As a return, Sarin said the program would generate an estimated $1.6 trillion in additional tax revenue within a decade.

Still, Ellsworth said there are privacy breaches today that have still not been addressed by the IRS. Specifically, she pointed to the ProPublica report released in June that pulled tax statements from men like Bill Gates, Mark Zuckerberg and Jeff Bezos to demonstrate how "America's billionaires avail themselves of tax-avoidance strategies beyond the reach of ordinary people."

In a statement signed by the U.S. Senate Committee on Finance ranking member Idaho Sen. Mike Crapo, the lawmaker questioned the viability of a "major data-security breach at the IRS."

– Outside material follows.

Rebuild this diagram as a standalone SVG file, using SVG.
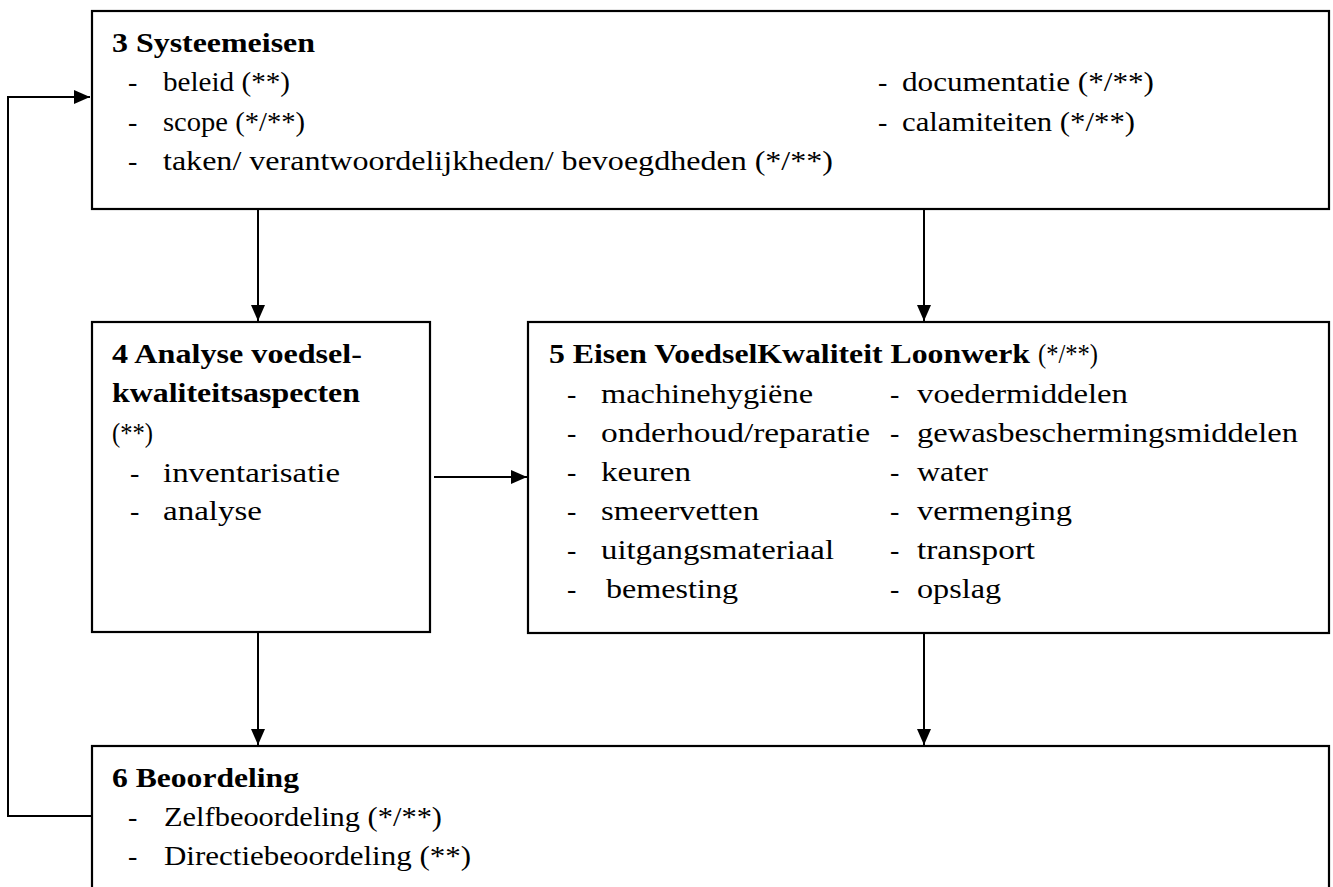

"In light of the significant threats to privacy associated with the IRS request for monitoring of taxpayers' financial accounts, and unknown vulnerabilities at IRS, we write to ask for an investigation into IRS research activities and security protocols," the Oct. 4 statement reads.

Ellsworth said privacy breaches are something she and Idaho State Controller Brandon Woolf tackle "constantly."

"I think the most ominous element of this whole proposal is the vulnerability of our data," she told The Press.

"This proposal is uniting people to join together against it," she said. "Its express purpose is to catch the rich, and it targets the average man."